I pareri del servizio giuridico su atti legislativi del Consiglio dei ministri non sono coperti da un’esigenza generale di riservatezza

03.11.2008

Corte di Giustizia, sentenza 11 luglio 2008
(causa C- 39/2005 e C- 52/2005, Turco c/ Consiglio dell’Unione europea e altri).

La sentenza in questione ha ad oggetto il Regolamento n. 1049/2001, adottato dal Consiglio sulla base dell’art. 255, n.2, TCE. Il principio generale, definito nell’art. 2, n.1, volto all’adozione di decisioni sempre più trasparenti e più vicine ai cittadini, riconosce a qualsiasi cittadino dell’Unione e a qualsiasi persona fisica o giuridica che risieda o abbia sede sociale in uno Stato membro un diritto d’accesso ai documenti delle istituzioni, secondo i principi, le condizioni e le limitazioni fissate in Regolamento.
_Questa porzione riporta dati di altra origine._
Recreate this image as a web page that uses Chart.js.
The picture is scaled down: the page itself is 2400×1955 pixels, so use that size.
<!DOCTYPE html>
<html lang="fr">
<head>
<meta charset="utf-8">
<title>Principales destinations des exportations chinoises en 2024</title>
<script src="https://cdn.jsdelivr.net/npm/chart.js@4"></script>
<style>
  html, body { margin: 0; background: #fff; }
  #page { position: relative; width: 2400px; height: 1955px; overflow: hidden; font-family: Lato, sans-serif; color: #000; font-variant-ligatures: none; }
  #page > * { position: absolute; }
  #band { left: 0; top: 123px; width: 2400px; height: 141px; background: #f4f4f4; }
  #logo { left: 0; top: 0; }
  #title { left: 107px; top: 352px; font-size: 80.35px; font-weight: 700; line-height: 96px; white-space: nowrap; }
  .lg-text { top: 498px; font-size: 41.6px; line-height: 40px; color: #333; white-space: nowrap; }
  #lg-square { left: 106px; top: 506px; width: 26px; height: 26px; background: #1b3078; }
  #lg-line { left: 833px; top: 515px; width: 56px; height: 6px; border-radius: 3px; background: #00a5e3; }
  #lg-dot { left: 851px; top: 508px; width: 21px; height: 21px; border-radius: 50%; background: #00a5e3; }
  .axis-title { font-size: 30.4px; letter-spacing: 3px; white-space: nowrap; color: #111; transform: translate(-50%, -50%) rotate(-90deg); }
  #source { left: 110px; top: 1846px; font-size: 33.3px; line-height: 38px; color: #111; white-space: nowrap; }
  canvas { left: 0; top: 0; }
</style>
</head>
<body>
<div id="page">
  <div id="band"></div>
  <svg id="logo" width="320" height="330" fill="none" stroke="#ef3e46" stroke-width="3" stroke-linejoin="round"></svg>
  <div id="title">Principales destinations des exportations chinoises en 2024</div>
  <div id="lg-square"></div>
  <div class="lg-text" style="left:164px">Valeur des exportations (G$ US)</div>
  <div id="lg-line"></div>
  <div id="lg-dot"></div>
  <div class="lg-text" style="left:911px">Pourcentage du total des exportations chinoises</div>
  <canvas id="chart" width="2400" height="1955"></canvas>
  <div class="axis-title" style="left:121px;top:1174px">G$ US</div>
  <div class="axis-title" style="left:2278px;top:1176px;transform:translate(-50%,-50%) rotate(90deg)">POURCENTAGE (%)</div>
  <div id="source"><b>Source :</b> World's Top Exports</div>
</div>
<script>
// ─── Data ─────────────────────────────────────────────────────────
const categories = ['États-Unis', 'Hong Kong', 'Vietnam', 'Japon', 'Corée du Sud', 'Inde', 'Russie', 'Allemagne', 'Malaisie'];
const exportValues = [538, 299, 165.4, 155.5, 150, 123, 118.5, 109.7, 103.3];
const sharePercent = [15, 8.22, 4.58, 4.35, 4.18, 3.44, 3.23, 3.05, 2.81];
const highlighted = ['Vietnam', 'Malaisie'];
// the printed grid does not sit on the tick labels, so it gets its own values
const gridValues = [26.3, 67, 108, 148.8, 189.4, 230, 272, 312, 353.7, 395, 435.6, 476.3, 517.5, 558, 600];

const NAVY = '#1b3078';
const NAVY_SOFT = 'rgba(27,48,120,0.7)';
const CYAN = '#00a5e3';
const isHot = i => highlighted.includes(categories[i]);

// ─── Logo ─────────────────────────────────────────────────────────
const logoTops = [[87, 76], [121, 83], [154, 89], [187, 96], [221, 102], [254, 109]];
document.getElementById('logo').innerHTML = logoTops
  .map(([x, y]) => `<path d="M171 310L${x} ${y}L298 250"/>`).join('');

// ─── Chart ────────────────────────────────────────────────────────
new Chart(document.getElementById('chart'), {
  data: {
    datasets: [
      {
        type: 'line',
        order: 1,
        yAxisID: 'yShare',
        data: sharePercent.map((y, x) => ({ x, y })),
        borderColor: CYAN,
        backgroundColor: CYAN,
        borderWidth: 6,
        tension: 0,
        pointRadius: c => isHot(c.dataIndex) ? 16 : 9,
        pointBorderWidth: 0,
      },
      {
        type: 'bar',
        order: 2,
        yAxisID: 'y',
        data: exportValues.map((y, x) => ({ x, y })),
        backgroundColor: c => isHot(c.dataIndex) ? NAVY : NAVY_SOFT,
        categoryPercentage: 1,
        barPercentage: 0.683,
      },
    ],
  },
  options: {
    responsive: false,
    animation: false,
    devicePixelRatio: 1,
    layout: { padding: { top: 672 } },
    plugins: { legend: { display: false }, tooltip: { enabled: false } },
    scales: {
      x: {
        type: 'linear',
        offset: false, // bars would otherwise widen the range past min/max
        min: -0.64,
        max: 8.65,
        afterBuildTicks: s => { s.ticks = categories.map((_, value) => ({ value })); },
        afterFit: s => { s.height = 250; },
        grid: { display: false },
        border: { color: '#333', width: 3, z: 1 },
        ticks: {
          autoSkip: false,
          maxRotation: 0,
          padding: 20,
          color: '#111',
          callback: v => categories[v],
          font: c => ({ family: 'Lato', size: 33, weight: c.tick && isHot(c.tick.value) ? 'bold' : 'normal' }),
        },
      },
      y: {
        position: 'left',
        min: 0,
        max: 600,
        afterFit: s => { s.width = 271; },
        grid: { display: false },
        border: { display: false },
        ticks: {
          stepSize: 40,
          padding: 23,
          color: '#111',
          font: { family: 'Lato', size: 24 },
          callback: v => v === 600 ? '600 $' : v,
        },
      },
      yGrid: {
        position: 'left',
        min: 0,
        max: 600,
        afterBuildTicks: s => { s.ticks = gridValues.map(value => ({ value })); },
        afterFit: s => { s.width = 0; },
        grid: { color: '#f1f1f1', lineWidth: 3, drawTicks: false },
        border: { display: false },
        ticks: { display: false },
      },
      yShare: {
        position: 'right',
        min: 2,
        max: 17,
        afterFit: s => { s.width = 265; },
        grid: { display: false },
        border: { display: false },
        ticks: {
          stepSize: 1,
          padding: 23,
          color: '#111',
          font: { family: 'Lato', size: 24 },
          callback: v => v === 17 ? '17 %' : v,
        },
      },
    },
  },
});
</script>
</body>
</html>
L’art. 4 n. 2 del Regolamento individua invece le eccezioni alla regola generale, secondo le quali le istituzioni rifiutano l’accesso ad un documento la cui divulgazione arrechi pregiudizio alla tutela delle procedure giurisdizionali e la consulenza legale, a meno che non vi sia un interesse pubblico prevalente alla divulgazione; di seguito, la previsione del n. 3, secondo cui l’accesso ad un documento per uso interno da un’istituzione o da essa ricevuto viene rifiutato nel caso in cui la divulgazione del documento pregiudichi gravemente il processo decisionale dell’istituzione, tenendo presente ovviamente l’interesse prevalente alla divulgazione.
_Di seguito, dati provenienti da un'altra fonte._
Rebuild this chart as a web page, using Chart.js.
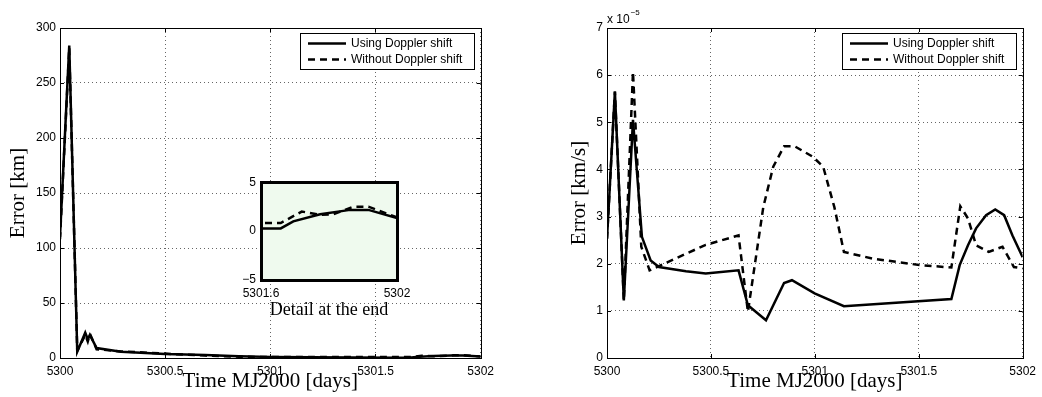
<!DOCTYPE html>
<html>
<head>
<meta charset="utf-8">
<title>Doppler shift error</title>
<script src="https://cdn.jsdelivr.net/npm/chart.js@4.4.0/dist/chart.umd.min.js"></script>
<style>
  html, body { margin: 0; padding: 0; background: #fff; }
  #wrap { position: relative; width: 1042px; height: 397px; overflow: hidden; }
  canvas { position: absolute; }
  #posChart { left: 0; top: 0; }
  #detailChart { left: 220px; top: 170px; }
  #velChart { left: 561px; top: 0; }
</style>
</head>
<body>
<div id="wrap">
  <canvas id="posChart" width="500" height="397"></canvas>
  <canvas id="detailChart" width="200" height="160"></canvas>
  <canvas id="velChart" width="481" height="397"></canvas>
</div>
<script>
// ===================================
// Data
// ===================================

// Tick labels
const posXTicks = [5300, 5300.5, 5301, 5301.5, 5302];
const posYTicks = [0, 50, 100, 150, 200, 250, 300];
const velYTicks = [0, 1, 2, 3, 4, 5, 6, 7];
const detailXTicks = [5301.6, 5302];
const detailYTicks = [-5, 0, 5];

// Position error [km]
const posTimeUsing = [5300, 5300.044, 5300.082, 5300.12, 5300.132, 5300.142, 5300.174, 5300.29, 5300.5, 5300.69, 5300.85, 5301.0, 5301.2, 5301.4, 5301.6, 5301.658, 5301.695, 5301.774, 5301.862, 5301.916, 5302];
const posErrUsing = [110, 284, 5.7, 23, 17, 21, 9, 5.7, 3.6, 2.7, 1.6, 1.0, 0.7, 0.5, 0.27, 0.27, 1.0, 1.73, 2.17, 2.17, 1.33];
const posTimeWithout = [5300, 5300.044, 5300.082, 5300.12, 5300.132, 5300.142, 5300.174, 5300.29, 5300.5, 5300.69, 5300.85, 5301.0, 5301.2, 5301.4, 5301.6, 5301.658, 5301.72, 5301.774, 5301.813, 5301.872, 5301.916, 5302];
const posErrWithout = [108, 282, 6.5, 21, 15, 22, 8, 6, 4, 2.2, 1.2, 0.8, 0.9, 0.9, 0.83, 0.83, 2.0, 1.67, 1.73, 2.5, 2.5, 1.4];

// Velocity error [km/s], in units of 1e-5
const velTimeUsing = [5300, 5300.038, 5300.081, 5300.125, 5300.168, 5300.21, 5300.25, 5300.38, 5300.475, 5300.633, 5300.678, 5300.765, 5300.852, 5300.89, 5300.999, 5301.14, 5301.657, 5301.697, 5301.737, 5301.776, 5301.824, 5301.868, 5301.911, 5301.951, 5302];
const velErrUsing = [2.53, 5.65, 1.22, 5.05, 2.57, 2.07, 1.93, 1.84, 1.79, 1.86, 1.12, 0.8, 1.59, 1.65, 1.37, 1.1, 1.25, 1.97, 2.39, 2.75, 3.03, 3.15, 3.03, 2.6, 2.14];
const velTimeWithout = [5300, 5300.038, 5300.081, 5300.125, 5300.165, 5300.205, 5300.475, 5300.633, 5300.678, 5300.752, 5300.8, 5300.852, 5300.903, 5300.99, 5301.04, 5301.094, 5301.14, 5301.276, 5301.506, 5301.657, 5301.7, 5301.737, 5301.776, 5301.837, 5301.903, 5301.958, 5302];
const velErrWithout = [2.53, 5.65, 1.22, 6.07, 2.36, 1.86, 2.4, 2.6, 0.98, 3.2, 4.06, 4.49, 4.49, 4.27, 4.06, 3.2, 2.25, 2.11, 1.97, 1.92, 3.22, 2.96, 2.39, 2.25, 2.36, 1.93, 1.9];

const seriesLabels = ['Using Doppler shift', 'Without Doppler shift'];

// ===================================
// Helpers
// ===================================

const SERIF = '"Liberation Serif", "Times New Roman", serif';
const SANS = '"Liberation Sans", Arial, Helvetica, sans-serif';

function toPoints(xs, ys) {
    return xs.map((x, i) => ({ x: x, y: ys[i] }));
}

function fmtTick(v) {
    const s = String(Math.round(v * 10) / 10);
    return s.replace('-', '\u2212');
}

function makeDatasets(t1, y1, t2, y2, width) {
    return [{
        label: seriesLabels[0],
        data: toPoints(t1, y1),
        borderColor: '#000',
        borderWidth: width,
        pointRadius: 0,
        tension: 0
    }, {
        label: seriesLabels[1],
        data: toPoints(t2, y2),
        borderColor: '#000',
        borderWidth: width,
        borderDash: [7, 5],
        pointRadius: 0,
        tension: 0
    }];
}

function makeAxis(opts) {
    return {
        type: 'linear',
        min: opts.min,
        max: opts.max,
        afterBuildTicks: scale => { scale.ticks = opts.ticks.map(v => ({ value: v })); },
        afterFit: scale => {
            if (opts.width !== undefined) scale.width = opts.width;
            if (opts.height !== undefined) scale.height = opts.height;
        },
        grid: {
            display: opts.grid,
            drawTicks: false,
            color: 'rgba(0,0,0,0.6)',
            lineWidth: 1
        },
        border: { display: false, dash: [1, 3] },
        ticks: {
            color: '#000',
            font: { family: SANS, size: 12 },
            padding: opts.tickPad,
            maxRotation: 0,
            autoSkip: false,
            callback: v => fmtTick(v)
        },
        title: {
            display: !!opts.title,
            text: opts.title,
            color: '#000',
            font: { family: SERIF, size: opts.titleSize || 21 },
            padding: opts.titlePad
        }
    };
}

// Box, inward tick marks, legend and exponent label in MATLAB style
const matlabFrame = {
    id: 'matlabFrame',
    beforeDraw(chart, args, opts) {
        const a = chart.chartArea;
        const ctx = chart.ctx;
        if (opts.background) {
            ctx.save();
            ctx.fillStyle = opts.background;
            ctx.fillRect(a.left, a.top, a.right - a.left, a.bottom - a.top);
            ctx.restore();
        }
    },
    afterDraw(chart, args, opts) {
        const a = chart.chartArea;
        const ctx = chart.ctx;
        ctx.save();
        ctx.strokeStyle = '#000';
        ctx.lineWidth = opts.boxWidth || 1;
        const off = (ctx.lineWidth % 2) ? 0.5 : 0;
        ctx.strokeRect(Math.round(a.left) + off, Math.round(a.top) + off,
            Math.round(a.right - a.left), Math.round(a.bottom - a.top));

        if (opts.tickMarks) {
            ctx.lineWidth = 1;
            ctx.beginPath();
            chart.scales.x.ticks.forEach(t => {
                const px = Math.round(chart.scales.x.getPixelForValue(t.value)) + 0.5;
                ctx.moveTo(px, a.bottom); ctx.lineTo(px, a.bottom - 4);
                ctx.moveTo(px, a.top); ctx.lineTo(px, a.top + 4);
            });
            chart.scales.y.ticks.forEach(t => {
                const py = Math.round(chart.scales.y.getPixelForValue(t.value)) + 0.5;
                ctx.moveTo(a.left, py); ctx.lineTo(a.left + 4, py);
                ctx.moveTo(a.right, py); ctx.lineTo(a.right - 4, py);
            });
            ctx.stroke();
        }

        if (opts.exponent) {
            ctx.fillStyle = '#000';
            ctx.textBaseline = 'alphabetic';
            ctx.font = '12px ' + SANS;
            ctx.fillText('x 10', a.left, a.top - 5);
            const w = ctx.measureText('x 10').width;
            ctx.font = '8px ' + SANS;
            ctx.fillText(opts.exponent, a.left + w + 1, a.top - 13);
        }

        if (opts.legend) {
            const w = 174, h = 36;
            const x0 = Math.round(a.right) - 7 - w;
            const y0 = Math.round(a.top) + 5;
            ctx.fillStyle = '#fff';
            ctx.fillRect(x0, y0, w, h);
            ctx.lineWidth = 1;
            ctx.strokeStyle = '#000';
            ctx.strokeRect(x0 + 0.5, y0 + 0.5, w, h);
            chart.data.datasets.forEach((ds, i) => {
                const y = y0 + 10.5 + i * 16;
                ctx.setLineDash(ds.borderDash || []);
                ctx.lineWidth = ds.borderWidth;
                ctx.beginPath();
                ctx.moveTo(x0 + 8, y);
                ctx.lineTo(x0 + 46, y);
                ctx.stroke();
                ctx.setLineDash([]);
                ctx.fillStyle = '#000';
                ctx.font = '12px ' + SANS;
                ctx.textBaseline = 'middle';
                ctx.fillText(ds.label, x0 + 51, y);
            });
        }
        ctx.restore();
    }
};

// ===================================
// Charts
// ===================================

function initializeCharts() {
    // Position error
    new Chart(document.getElementById('posChart'), {
        type: 'line',
        data: { datasets: makeDatasets(posTimeUsing, posErrUsing, posTimeWithout, posErrWithout, 2.5) },
        options: {
            responsive: false,
            animation: false,
            layout: { padding: { left: 0, top: 28, right: 19, bottom: 0 } },
            plugins: {
                legend: { display: false },
                tooltip: { enabled: false },
                matlabFrame: { tickMarks: true, legend: true }
            },
            scales: {
                x: makeAxis({ min: 5300, max: 5302, ticks: posXTicks, grid: true, height: 39, tickPad: 6,
                    title: 'Time MJ2000 [days]', titlePad: { top: 0, bottom: 3 } }),
                y: makeAxis({ min: 0, max: 300, ticks: posYTicks, grid: true, width: 60, tickPad: 4,
                    title: 'Error [km]', titlePad: { top: 6, bottom: 0 } })
            }
        },
        plugins: [matlabFrame]
    });

    // Detail inset (same data, last part)
    new Chart(document.getElementById('detailChart'), {
        type: 'line',
        data: { datasets: makeDatasets(posTimeUsing, posErrUsing, posTimeWithout, posErrWithout, 2.5) },
        options: {
            responsive: false,
            animation: false,
            layout: { padding: { left: 0, top: 10, right: 23, bottom: 0 } },
            plugins: {
                legend: { display: false },
                tooltip: { enabled: false },
                matlabFrame: { background: '#effaee', boxWidth: 3 }
            },
            scales: {
                x: makeAxis({ min: 5301.6, max: 5302, ticks: detailXTicks, grid: false, height: 50, tickPad: 6,
                    title: 'Detail at the end', titleSize: 18, titlePad: { top: 0, bottom: 9 } }),
                y: makeAxis({ min: -5, max: 5, ticks: detailYTicks, grid: false, width: 41, tickPad: 5 })
            }
        },
        plugins: [matlabFrame]
    });

    // Velocity error
    new Chart(document.getElementById('velChart'), {
        type: 'line',
        data: { datasets: makeDatasets(velTimeUsing, velErrUsing, velTimeWithout, velErrWithout, 2.5) },
        options: {
            responsive: false,
            animation: false,
            layout: { padding: { left: 0, top: 28, right: 15, bottom: 0 } },
            plugins: {
                legend: { display: false },
                tooltip: { enabled: false },
                matlabFrame: { tickMarks: true, legend: true, exponent: '\u22125' }
            },
            scales: {
                x: makeAxis({ min: 5300, max: 5302, ticks: posXTicks, grid: true, height: 39, tickPad: 6,
                    title: 'Time MJ2000 [days]', titlePad: { top: 0, bottom: 3 } }),
                y: makeAxis({ min: 0, max: 7, ticks: velYTicks, grid: true, width: 46, tickPad: 4,
                    title: 'Error [km/s]', titlePad: { top: 6, bottom: 0 } })
            }
        },
        plugins: [matlabFrame]
    });
}

initializeCharts();
</script>
</body>
</html>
Poiché né il Regolamento n. 1049/2001, né i lavori preparatori di quest’ultimo definiscono la nozione di “tutela della consulenza legale”, la Corte interpreta l’eccezione relativa alla consulenza legale prevista dal succitato l’art. 4 n. 2 come volta a tutelare l’interesse di un’istituzione a chiedere una consulenza legale e a ricevere pareri franchi, obiettivi e completi. Il rischio di pregiudizio a tale interesse, per poter essere invocato, deve essere ragionevolmente prevedibile e non meramente ipotetico.
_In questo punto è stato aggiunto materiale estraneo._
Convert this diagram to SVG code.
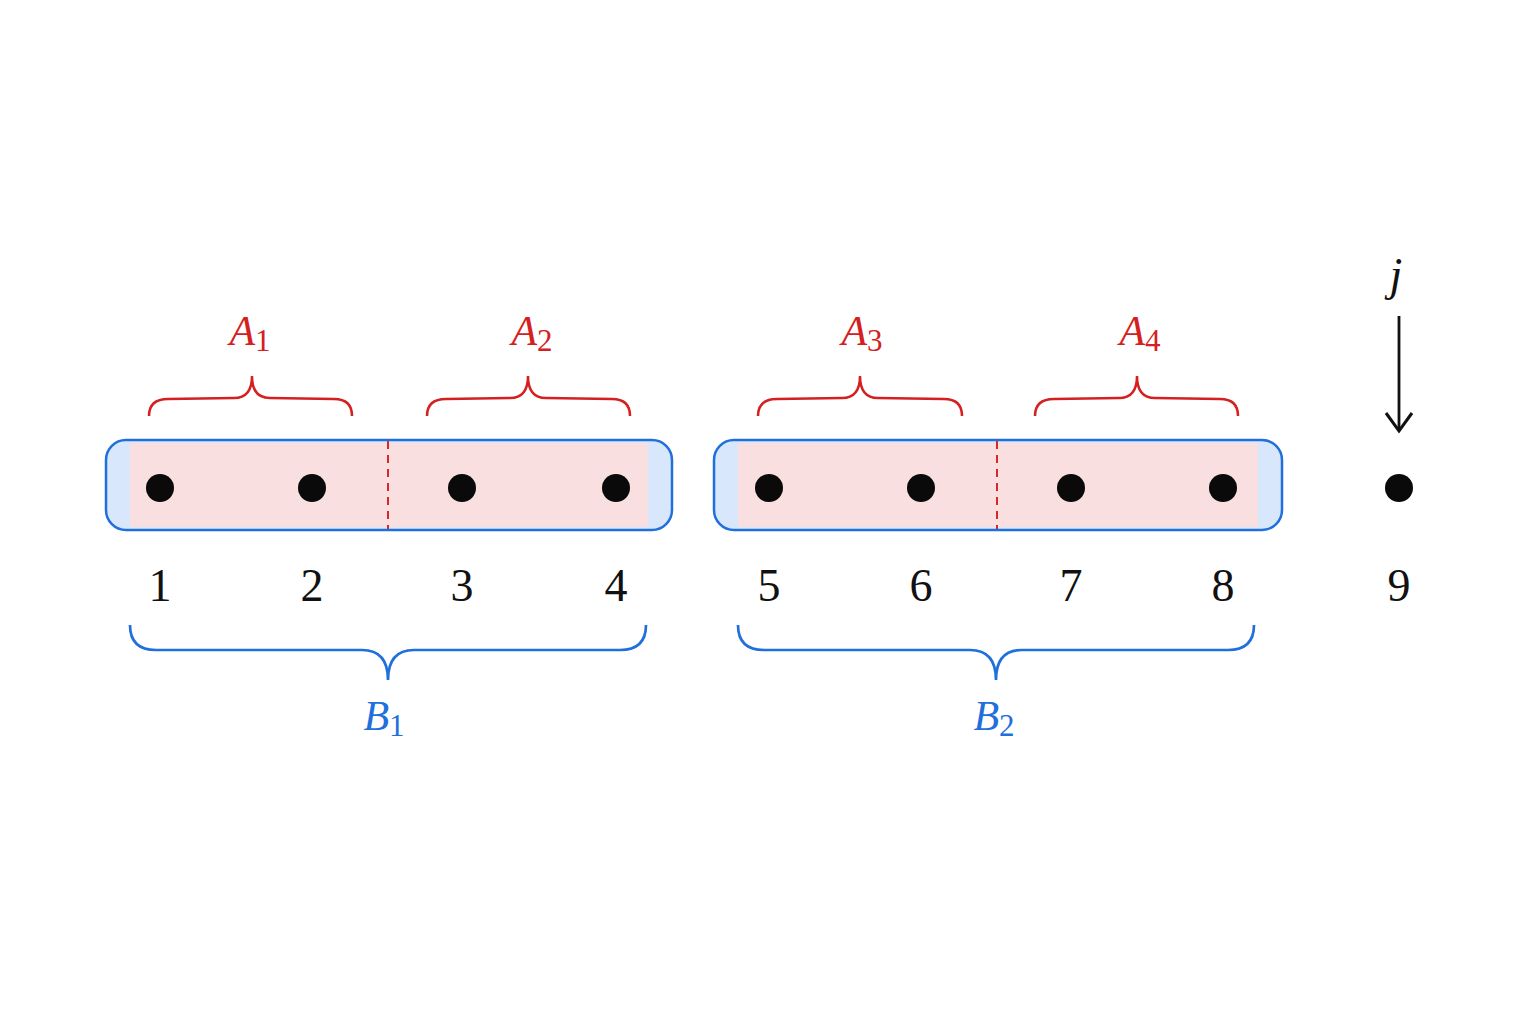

Alla luce di questo, l’istituzione, in questo caso il Consiglio, quando le viene chiesta la divulgazione di un documento, deve effettuare un esame da svolgersi necessariamente in tre fasi. Innanzitutto il Consiglio deve assicurarsi che il documento di cui viene chiesta la divulgazione costituisca effettivamente un parere giuridico e, in caso affermativo, determinare le parti che rientrano nel campo di applicazione prevista dall’eccezione del Regolamento. Infatti, secondo la Corte, un documento non beneficia automaticamente della tutela della consulenza legale garantita dall’art. 4. n. 2 per il solo fatto di essere denominato “parere giuridico”. In un secondo momento, il Consiglio deve esaminare se la divulgazione delle parti del documento individuate come concernenti pareri giuridici arrechi pregiudizio alla tutela della consulenza legale. In una terza fase, se il Consiglio ritiene che la divulgazione di un documento possa arrecare pregiudizio è suo dovere verificare che non esista un interesse pubblico prevalente che giustifichi tale divulgazione. In tale contesto, il Consiglio deve ponderare l’interesse specifico da tutelare, impedendo le divulgazioni del documento in questione con l’interesse generale all’accessibilità a tale documento, tenendo conto dei vantaggi che derivano da una maggiore trasparenza e partecipazione dei cittadini al processo decisionale.
In sintesi, la Corte ritiene errata la considerazione del Tribunale nel senso che esista un’esigenza generale di riservatezza connessa alla consulenza legale del servizio giuridico del Consiglio relativa a questioni legislative. Inoltre, di fronte all’affermazione espressa dal Consiglio che la divulgazione di un parere del servizio giuridico relativa ad una proposta legislativa possa suscitare dubbi sulla legittimità dell’atto legislativo, la Corte rileva che proprio la trasparenza e la discussione dei vari punti di vista contribuiscono a conferire alle istituzioni una maggiore democraticità; non si può di conseguenza giustificare astrattamente un diniego di divulgazione di tali pareri, bensì siffatto diniego deve essere suffragato e motivato da argomentazioni circostanziate. Come ultima considerazione, la Corte si pone contro la dichiarazione del Tribunale secondo cui l’interesse pubblico prevalente che può giustificare la divulgazione di un documento deve essere di regola distinto dai principi ispiratori del Regolamento di cui trattasi; d’altronde i principi che ispirano un atto legislativo sono manifestamente quelli definiti nelle finalità e disposizioni del Regolamento.
Ne consegue che la decisione controversa, che nega l’accesso al parere giuridico del Consiglio, deve essere annullata.